Building the visualisation was itself a core part of the method, not merely its output. Plotting careers on a map made errors legible that no table of numbers would surface — an official marooned in the wrong hemisphere, two people fused into one, a place matched to its modern namesake. Each such anomaly was traced back through the pipeline and corrected at the source, then the atlas rebuilt. Reading the map, in other words, is how the data behind it was debugged — and that work is ongoing. If you spot a mistake — a misplaced posting, a wrong identification, a career that looks wrong — I would be glad to hear it: email me.

Open data

The data behind the atlas is free for anyone to use, released into the public domain under Creative Commons CC0 — copy it, remix it, build on it, for any purpose, no permission needed.
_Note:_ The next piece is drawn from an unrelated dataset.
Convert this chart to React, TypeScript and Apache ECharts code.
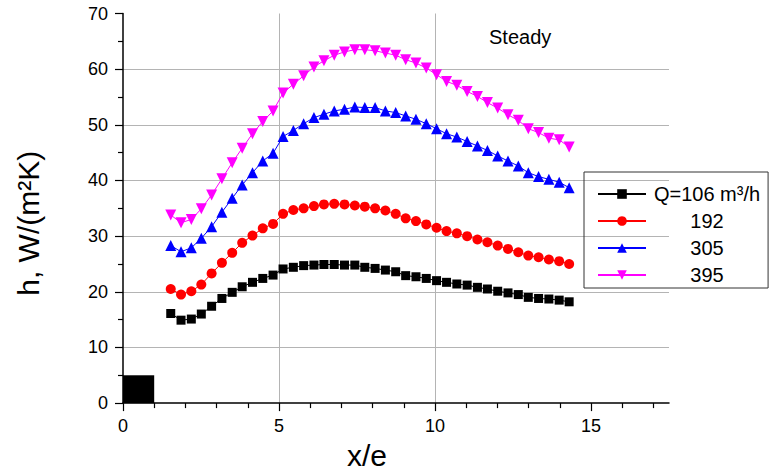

The full knowledge graph for both services — every person, posting, place, school and honour, grounded to Wikidata — is published as plain data files in the project repository, ready to load into a graph database (LadybugDB or Neo4j) or read directly in Python, R or a spreadsheet. Attribution is appreciated but not required.

Citable archive: doi.org/10.5281/zenodo.21079938.

This is research-in-progress built from imperfect OCR of nineteenth- and twentieth-century print; names, dates and places carry error, and the coverage is uneven. A fuller account of the sources, models and method will appear in a forthcoming journal article.